• **RECORD SET**:
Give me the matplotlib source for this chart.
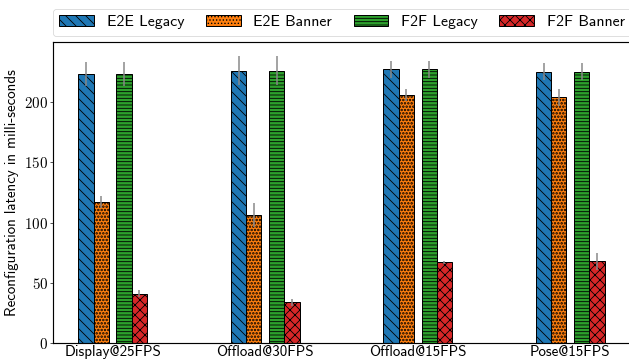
import numpy as np
import matplotlib
matplotlib.use('Agg')
import matplotlib.pyplot as plt

# workloads and latency measurements (ms)
workloads = ['Display@25FPS', 'Offload@30FPS', 'Offload@15FPS', 'Pose@15FPS']
series = ['E2E Legacy', 'E2E Banner', 'F2F Legacy', 'F2F Banner']

e2e_legacy = [223, 226, 227, 225]
e2e_banner = [117, 106, 206, 204]
f2f_legacy = [223, 226, 227, 225]
f2f_banner = [41, 34, 67, 68]

e2e_legacy_err = [10, 12, 7, 7]
e2e_banner_err = [5, 10, 5, 7]
f2f_legacy_err = [10, 12, 7, 7]
f2f_banner_err = [3, 3, 1, 7]

colors = ['#1f77b4', '#ff7f0e', '#2ca02c', '#d62728']
hatches = ['\\\\', '...', '---', 'xx']
hatch_widths = [1.0, 2.0, 1.0, 1.0]
offsets = [-0.175, -0.075, 0.075, 0.175]
width = 0.1

plt.rcParams['axes.linewidth'] = 1.4
plt.rcParams['axes.formatter.use_mathtext'] = True

sans = 'cmss10'
serif = 'cmr10'

fig = plt.figure(figsize=(629 / 60, 364 / 60), dpi=60)
ax = fig.add_axes([0.0838, 0.0569, 0.9199, 0.8285])

x = np.arange(len(workloads))
values = [e2e_legacy, e2e_banner, f2f_legacy, f2f_banner]
errors = [e2e_legacy_err, e2e_banner_err, f2f_legacy_err, f2f_banner_err]

for i in range(4):
    # hatch line width is picked up when the patches are created
    plt.rcParams['hatch.linewidth'] = hatch_widths[i]
    ax.bar(x + offsets[i], values[i], width, yerr=errors[i], label=series[i],
           color=colors[i], edgecolor='black', linewidth=1.2, hatch=hatches[i],
           error_kw=dict(ecolor='#888888', elinewidth=1.8, capsize=0))

ax.set_xlim(-0.393, 3.4)
ax.set_ylim(0, 250)
ax.set_yticks([0, 50, 100, 150, 200])
ax.set_xticks(x)
ax.set_xticklabels(workloads, fontfamily=sans, fontsize=18)
for lbl in ax.get_yticklabels():
    lbl.set_fontfamily(serif)
    lbl.set_fontsize(18)
ax.tick_params(axis='x', length=0, pad=2)
ax.tick_params(axis='y', length=3.5, pad=2)

ax.set_ylabel('Reconfiguration latency in milli-seconds', fontfamily=sans, fontsize=18, labelpad=6)

ax.legend(bbox_to_anchor=(0, 1.02, 1, 0.2), loc='lower left', mode='expand', ncol=4,
          prop={'family': sans, 'size': 19}, handlelength=2.2, borderaxespad=0,
          fancybox=True, edgecolor='#d0d0d0')

fig.savefig('out.png', dpi=60)
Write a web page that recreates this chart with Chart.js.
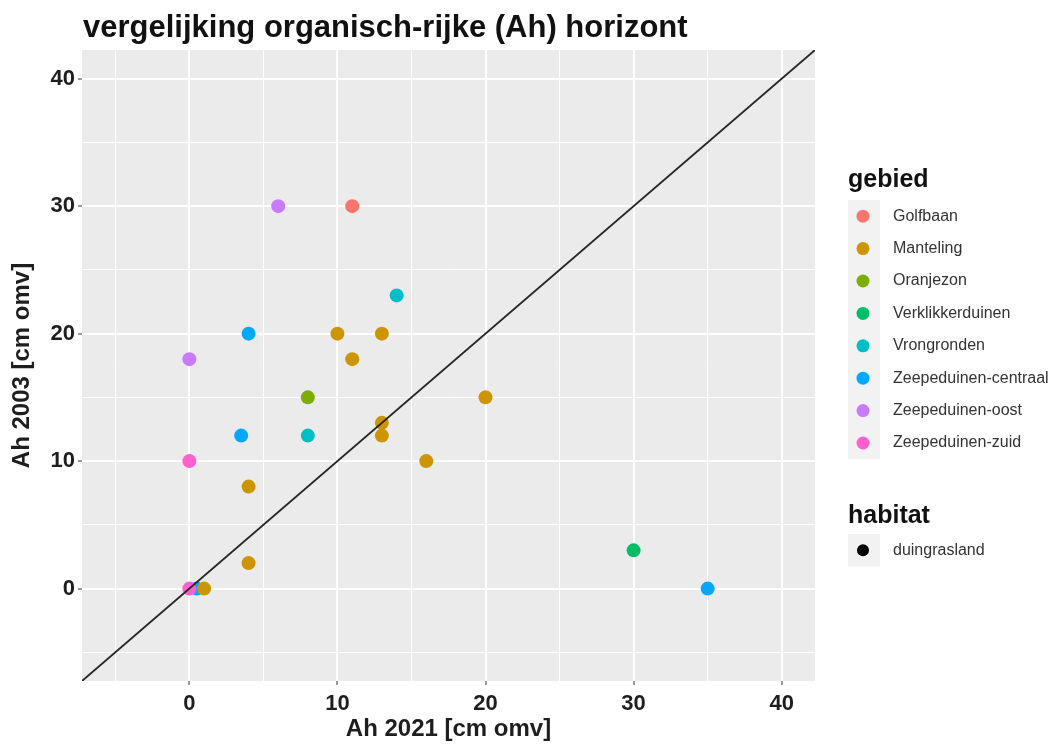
<!DOCTYPE html>
<html>
<head>
<meta charset="utf-8">
<script src="https://cdn.jsdelivr.net/npm/chart.js@4.4.1/dist/chart.umd.min.js"></script>
<style>
  html, body { margin: 0; padding: 0; background: #fff; }
  #wrap { width: 1054px; height: 744px; }
</style>
</head>
<body>
<div id="wrap"><canvas id="ahplot" width="1054" height="744"></canvas></div>
<script>
// gebied (categories) and their ggplot hue colours
var gebieden = ["Golfbaan", "Manteling", "Oranjezon", "Verklikkerduinen", "Vrongronden",
  "Zeepeduinen-centraal", "Zeepeduinen-oost", "Zeepeduinen-zuid"];
var kleuren = ["#F8766D", "#CD9600", "#7CAE00", "#00BE67", "#00BFC4", "#00A9FF", "#C77CFF", "#FF61CC"];

// one entry per meetpunt
var meetpuntGebied = [
  "Golfbaan",
  "Manteling", "Manteling", "Manteling", "Manteling", "Manteling",
  "Manteling", "Manteling", "Manteling", "Manteling", "Manteling",
  "Oranjezon",
  "Verklikkerduinen",
  "Vrongronden", "Vrongronden",
  "Zeepeduinen-centraal", "Zeepeduinen-centraal", "Zeepeduinen-centraal", "Zeepeduinen-centraal",
  "Zeepeduinen-oost", "Zeepeduinen-oost",
  "Zeepeduinen-zuid", "Zeepeduinen-zuid"
];
var ah2021 = [11, 10, 13, 11, 13, 13, 20, 16, 4, 4, 1, 8, 30, 14, 8, 4, 3.5, 35, 0.5, 6, 0, 0, 0];
var ah2003 = [30, 20, 20, 18, 13, 12, 15, 10, 8, 2, 0, 15, 3, 23, 12, 20, 12, 0, 0, 30, 18, 10, 0];

var tickWaarden = [0, 10, 20, 30, 40];
var asMin = -7.25, asMax = 42.25;

var habitats = ["duingrasland"];

var FONT = "'Liberation Sans', Arial, sans-serif";

var datasets = [{
  type: "line",
  label: "1:1",
  data: [{x: asMin, y: asMin}, {x: asMax, y: asMax}],
  borderColor: "#262626",
  borderWidth: 1.8,
  pointRadius: 0,
  fill: false,
  order: 0
}];
gebieden.forEach(function (g, i) {
  var pts = [];
  meetpuntGebied.forEach(function (mg, j) {
    if (mg === g) pts.push({x: ah2021[j], y: ah2003[j]});
  });
  datasets.push({
    label: g,
    data: pts,
    backgroundColor: kleuren[i],
    borderWidth: 0,
    pointRadius: 7,
    pointHoverRadius: 7,
    order: g === "Zeepeduinen-centraal" ? 3 : 1
  });
});

function asOpties(isY) {
  return {
    type: "linear",
    min: asMin,
    max: asMax,
    afterBuildTicks: function (scale) {
      var t = [];
      for (var v = -5; v <= 40; v += 5) t.push({value: v});
      scale.ticks = t;
    },
    afterFit: function (scale) {
      if (isY) scale.width = 82; else scale.height = 63;
    },
    ticks: {
      color: "#1e1e1e",
      font: {family: FONT, size: 22, weight: "bold"},
      padding: isY ? 3 : 6,
      maxRotation: 0,
      autoSkip: false,
      callback: function (v) { return tickWaarden.indexOf(v) >= 0 ? String(v) : ""; }
    },
    grid: {
      color: "#ffffff",
      lineWidth: function (c) { return c.tick && c.tick.value % 10 === 0 ? 2 : 1; },
      tickLength: 4,
      tickWidth: 1.2,
      tickColor: function (c) { return c.tick && c.tick.value % 10 === 0 ? "#555" : "rgba(0,0,0,0)"; }
    },
    border: {display: false},
    title: {
      display: true,
      text: isY ? "Ah 2003 [cm omv]" : "Ah 2021 [cm omv]",
      color: "#1e1e1e",
      font: {family: FONT, size: 24, weight: "bold", lineHeight: 1.1},
      padding: isY ? {top: 9} : {bottom: 1}
    }
  };
}

// grey panel, title and the two legends
var ggDecor = {
  id: "ggDecor",
  beforeDraw: function (chart) {
    var a = chart.chartArea, ctx = chart.ctx;
    ctx.save();
    ctx.fillStyle = "#EBEBEB";
    ctx.fillRect(a.left, a.top, a.right - a.left, a.bottom - a.top);
    ctx.restore();
  },
  afterDraw: function (chart) {
    var ctx = chart.ctx;
    ctx.save();
    ctx.fillStyle = "#111";
    ctx.textBaseline = "alphabetic";
    ctx.textAlign = "left";
    ctx.font = "bold 31px " + FONT;
    ctx.fillText("vergelijking organisch-rijke (Ah) horizont", 83, 37);

    var lx = 848, rij = 32.4;
    ctx.font = "bold 25px " + FONT;
    ctx.fillText("gebied", lx, 187);
    var top = 200;
    ctx.fillStyle = "#F2F2F2";
    ctx.fillRect(lx, top, 32, rij * gebieden.length);
    ctx.font = "16px " + FONT;
    ctx.textBaseline = "middle";
    gebieden.forEach(function (g, i) {
      var cy = top + rij * i + rij / 2;
      ctx.fillStyle = kleuren[i];
      ctx.beginPath();
      ctx.arc(lx + 15, cy, 6.5, 0, Math.PI * 2);
      ctx.fill();
      ctx.fillStyle = "#333";
      ctx.fillText(g, 893, cy);
    });

    ctx.textBaseline = "alphabetic";
    ctx.fillStyle = "#111";
    ctx.font = "bold 25px " + FONT;
    ctx.fillText("habitat", lx, 523);
    var htop = 534;
    ctx.font = "16px " + FONT;
    ctx.textBaseline = "middle";
    habitats.forEach(function (h, i) {
      var cy = htop + rij * i + rij / 2;
      ctx.fillStyle = "#F2F2F2";
      ctx.fillRect(lx, htop + rij * i, 32, rij);
      ctx.fillStyle = "#000";
      ctx.beginPath();
      ctx.arc(lx + 15, cy, 6, 0, Math.PI * 2);
      ctx.fill();
      ctx.fillStyle = "#333";
      ctx.fillText(h, 893, cy);
    });
    ctx.restore();
  }
};

var ctx = document.getElementById("ahplot").getContext("2d");
var ahChart = new Chart(ctx, {
  type: "scatter",
  data: {datasets: datasets},
  options: {
    responsive: false,
    animation: false,
    layout: {padding: {top: 50, right: 239, left: 0, bottom: 0}},
    plugins: {legend: {display: false}, tooltip: {enabled: false}, title: {display: false}},
    scales: {x: asOpties(false), y: asOpties(true)}
  },
  plugins: [ggDecor]
});
</script>
</body>
</html>
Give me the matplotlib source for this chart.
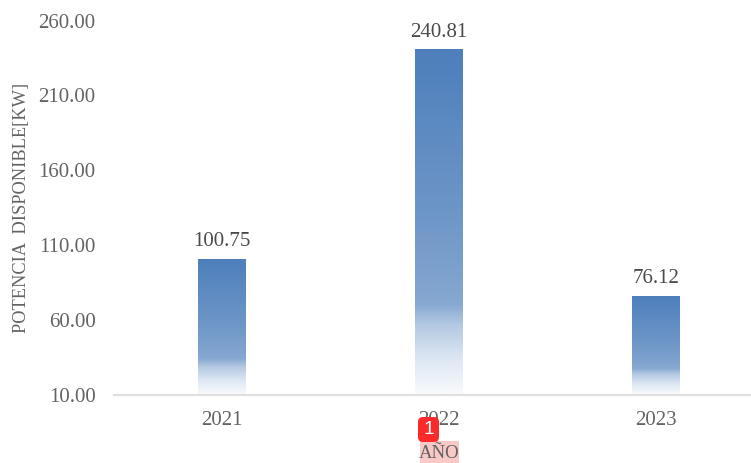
import matplotlib
matplotlib.use("Agg")
import matplotlib.pyplot as plt
import numpy as np
from matplotlib.colors import LinearSegmentedColormap
from matplotlib.patches import FancyBboxPatch, Rectangle
from matplotlib.transforms import Affine2D

years = ["2021", "2022", "2023"]
potencia = [100.75, 240.81, 76.12]
y_ticks = [10, 60, 110, 160, 210, 260]
y_label = "POTENCIA  DISPONIBLE[KW]"
x_label = "AÑO"

W, H = 751, 463
plt.rcParams["font.family"] = ["Liberation Serif", "DejaVu Serif"]
TEXT = "#636363"

fig = plt.figure(figsize=(W / 100, H / 100), dpi=100, facecolor="white")
# Pixel coordinates measured from the top-left corner of the figure
px = Affine2D().scale(1 / W, -1 / H).translate(0, 1) + fig.transFigure

# The plot area runs past the right edge of the figure
ax = fig.add_axes([113.5 / W, 1 - 394.5 / H, 651 / W, 374 / H])
ax.set_xlim(-0.5, 2.5)
ax.set_ylim(10, 260)

for side in ("top", "right", "left"):
    ax.spines[side].set_visible(False)
ax.spines["bottom"].set_color("#e0e0e0")
ax.spines["bottom"].set_linewidth(1.6)

ax.set_xticks(range(len(years)), years)
ax.set_yticks(y_ticks, [f"{v:.2f}" for v in y_ticks])
ax.tick_params(axis="both", length=0, labelsize=15, labelcolor=TEXT)
ax.tick_params(axis="x", pad=12)
ax.tick_params(axis="y", pad=13)

# Blue fade: slow lightening, then a quick drop to near white at the foot
fade = LinearSegmentedColormap.from_list(
    "fade",
    [(0.0, "#4d7fbc"), (0.5, "#6f97c8"), (0.74, "#86a8d1"),
     (0.80, "#b3c8e2"), (0.90, "#dde7f3"), (1.0, "#f8fafd")],
)
ramp = np.linspace(0, 1, 256).reshape(-1, 1)
bars = ax.bar(range(len(years)), potencia, width=48 / 217, bottom=0,
              color="none", edgecolor="none")
for bar, value in zip(bars, potencia):
    x0 = bar.get_x()
    img = ax.imshow(ramp, cmap=fade, aspect="auto", vmin=0, vmax=1, zorder=2,
                    extent=(x0, x0 + bar.get_width(), 10, value),
                    interpolation="bilinear")
    img.set_clip_path(bar)
    ax.annotate(f"{value:.2f}", (x0 + bar.get_width() / 2, value),
                xytext=(0, 5.5), textcoords="offset points", ha="center",
                va="bottom", fontsize=15, color="#4a4a4a")
ax.set_xlim(-0.5, 2.5)
ax.set_ylim(10, 260)
ax.set_aspect("auto")

fig.text(22, 208, y_label, transform=px, rotation=90, ha="center", va="center",
         fontsize=13.2, color=TEXT)

# Highlighted axis title with its numbered marker
fig.add_artist(Rectangle((420, 441), 39, 22, transform=px,
                         facecolor="#f8c9c6", edgecolor="none", zorder=4))
fig.text(439.5, 453, x_label, transform=px, ha="center", va="center",
         fontsize=13.5, color=TEXT, zorder=5)
fig.add_artist(FancyBboxPatch((418, 417), 21, 25,
                              boxstyle="round,pad=0,rounding_size=5",
                              transform=px, facecolor="#fb2a2a",
                              edgecolor="none", zorder=6))
fig.text(428.5, 430, "1", transform=px, ha="center", va="center", fontsize=14,
         color="white", family="Liberation Sans", zorder=7)

fig.savefig("out.png", dpi=100)
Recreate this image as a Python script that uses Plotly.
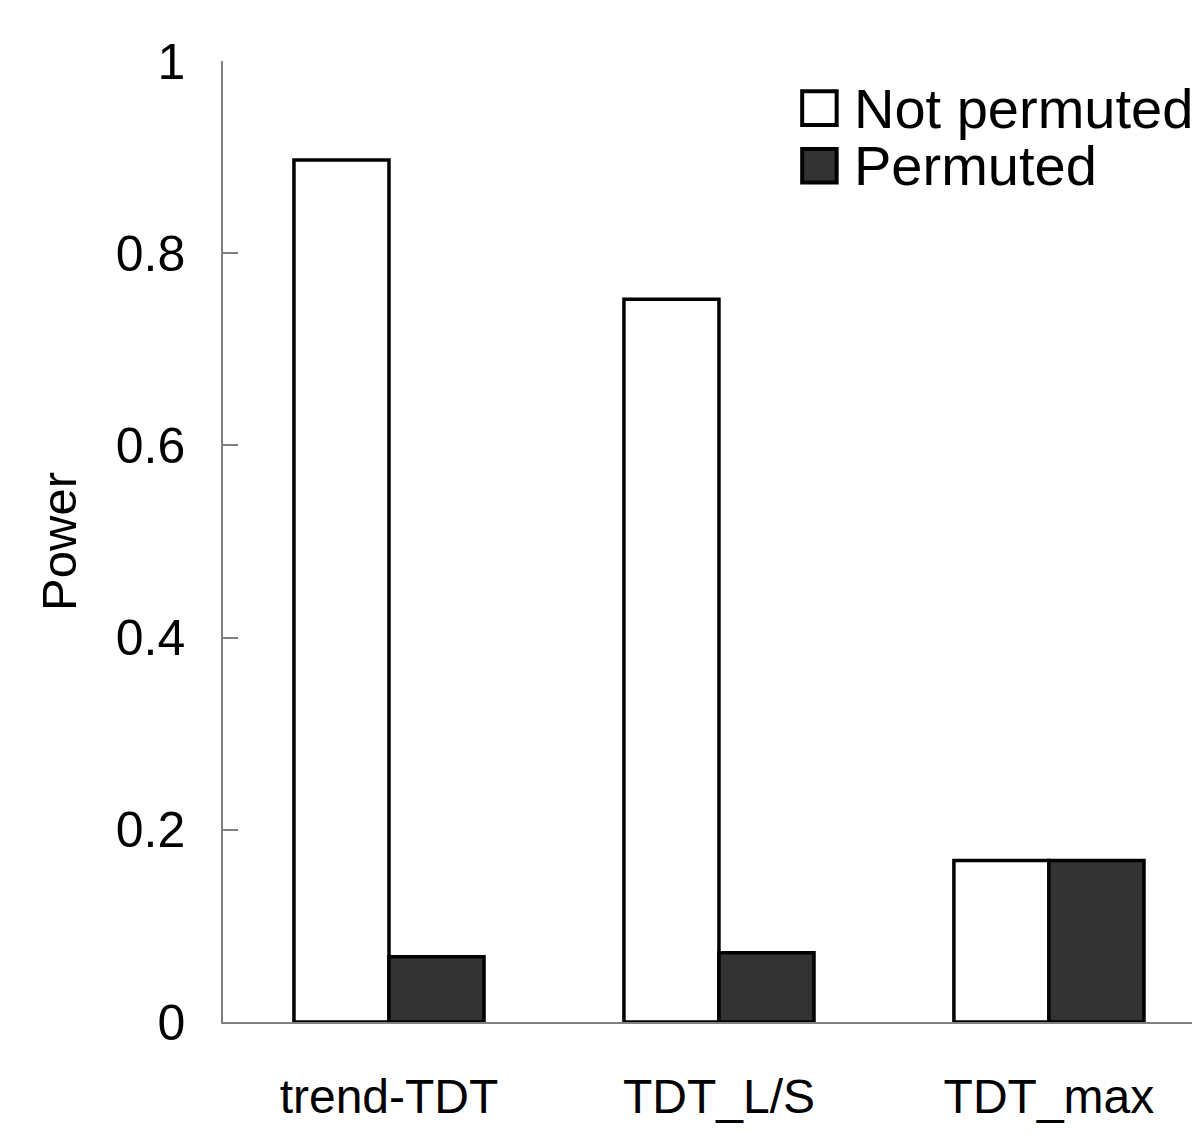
import plotly.graph_objects as go

# DATA
categories = ["trend-TDT", "TDT_L/S", "TDT_max"]
not_permuted = [0.897, 0.752, 0.168]
permuted = [0.068, 0.072, 0.168]
y_ticks = [0, 0.2, 0.4, 0.6, 0.8, 1]
y_tick_labels = ["0", "0.2", "0.4", "0.6", "0.8", "1"]
legend_names = ["Not permuted", "Permuted"]

font = "Liberation Sans, Arial, sans-serif"
dark_fill = "#333333"

fig = go.Figure()
fig.add_trace(go.Bar(
    x=categories, y=not_permuted, name=legend_names[0],
    marker=dict(color="white", line=dict(color="black", width=3.5)),
    showlegend=False
))
fig.add_trace(go.Bar(
    x=categories, y=permuted, name=legend_names[1],
    marker=dict(color=dark_fill, line=dict(color="black", width=3.5)),
    showlegend=False
))

# legend drawn by hand so the swatches can be large
legend_rows = [(0.951, "white"), (0.891, dark_fill)]
for (ypos, colour), label in zip(legend_rows, legend_names):
    fig.add_shape(type="rect", xref="paper", yref="paper",
                  x0=0.588, x1=0.623, y0=ypos - 0.0175, y1=ypos + 0.0175,
                  fillcolor=colour, line=dict(color="black", width=4))
    fig.add_annotation(x=0.639, y=ypos, xref="paper", yref="paper",
                       text=label, showarrow=False, xanchor="left", yanchor="middle",
                       font=dict(size=56, family=font, color="black"))

fig.update_layout(
    width=1200, height=1144,
    margin=dict(l=215, r=0, t=53, b=130),
    paper_bgcolor="white", plot_bgcolor="white",
    barmode="group", bargap=0.424, bargroupgap=0,
    font=dict(family=font, color="black"),
)
fig.update_xaxes(
    range=[-0.503, 2.482], showline=True, linecolor="#808080", linewidth=1.5,
    ticks="", showgrid=False, zeroline=False,
    tickfont=dict(size=48, family=font, color="black"), ticklabelstandoff=32
)
fig.update_yaxes(
    range=[0, 1], tickvals=y_ticks, ticktext=y_tick_labels,
    showline=True, linecolor="#808080", linewidth=1.5,
    ticks="inside", ticklen=15, tickcolor="#808080", tickwidth=1.5,
    showgrid=False, zeroline=False,
    tickfont=dict(size=50, family=font, color="black"), ticklabelstandoff=26,
    title=dict(text="Power", font=dict(size=49, family=font, color="black"), standoff=24)
)

fig.write_html("out.html")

• **EXERCISE TASK**:
Nothing but the lines from the start of the records above through the line with "error_kw=dict(ecolor='#888888', elinewidth=1.8, capsize=0))" should be retyped, each exactly as written; leave out all pictures.

• **RESULT**:
Give me the matplotlib source for this chart.
import numpy as np
import matplotlib
matplotlib.use('Agg')
import matplotlib.pyplot as plt

# workloads and latency measurements (ms)
workloads = ['Display@25FPS', 'Offload@30FPS', 'Offload@15FPS', 'Pose@15FPS']
series = ['E2E Legacy', 'E2E Banner', 'F2F Legacy', 'F2F Banner']

e2e_legacy = [223, 226, 227, 225]
e2e_banner = [117, 106, 206, 204]
f2f_legacy = [223, 226, 227, 225]
f2f_banner = [41, 34, 67, 68]

e2e_legacy_err = [10, 12, 7, 7]
e2e_banner_err = [5, 10, 5, 7]
f2f_legacy_err = [10, 12, 7, 7]
f2f_banner_err = [3, 3, 1, 7]

colors = ['#1f77b4', '#ff7f0e', '#2ca02c', '#d62728']
hatches = ['\\\\', '...', '---', 'xx']
hatch_widths = [1.0, 2.0, 1.0, 1.0]
offsets = [-0.175, -0.075, 0.075, 0.175]
width = 0.1

plt.rcParams['axes.linewidth'] = 1.4
plt.rcParams['axes.formatter.use_mathtext'] = True

sans = 'cmss10'
serif = 'cmr10'

fig = plt.figure(figsize=(629 / 60, 364 / 60), dpi=60)
ax = fig.add_axes([0.0838, 0.0569, 0.9199, 0.8285])

x = np.arange(len(workloads))
values = [e2e_legacy, e2e_banner, f2f_legacy, f2f_banner]
errors = [e2e_legacy_err, e2e_banner_err, f2f_legacy_err, f2f_banner_err]

for i in range(4):
    # hatch line width is picked up when the patches are created
    plt.rcParams['hatch.linewidth'] = hatch_widths[i]
    ax.bar(x + offsets[i], values[i], width, yerr=errors[i], label=series[i],
           color=colors[i], edgecolor='black', linewidth=1.2, hatch=hatches[i],
           error_kw=dict(ecolor='#888888', elinewidth=1.8, capsize=0))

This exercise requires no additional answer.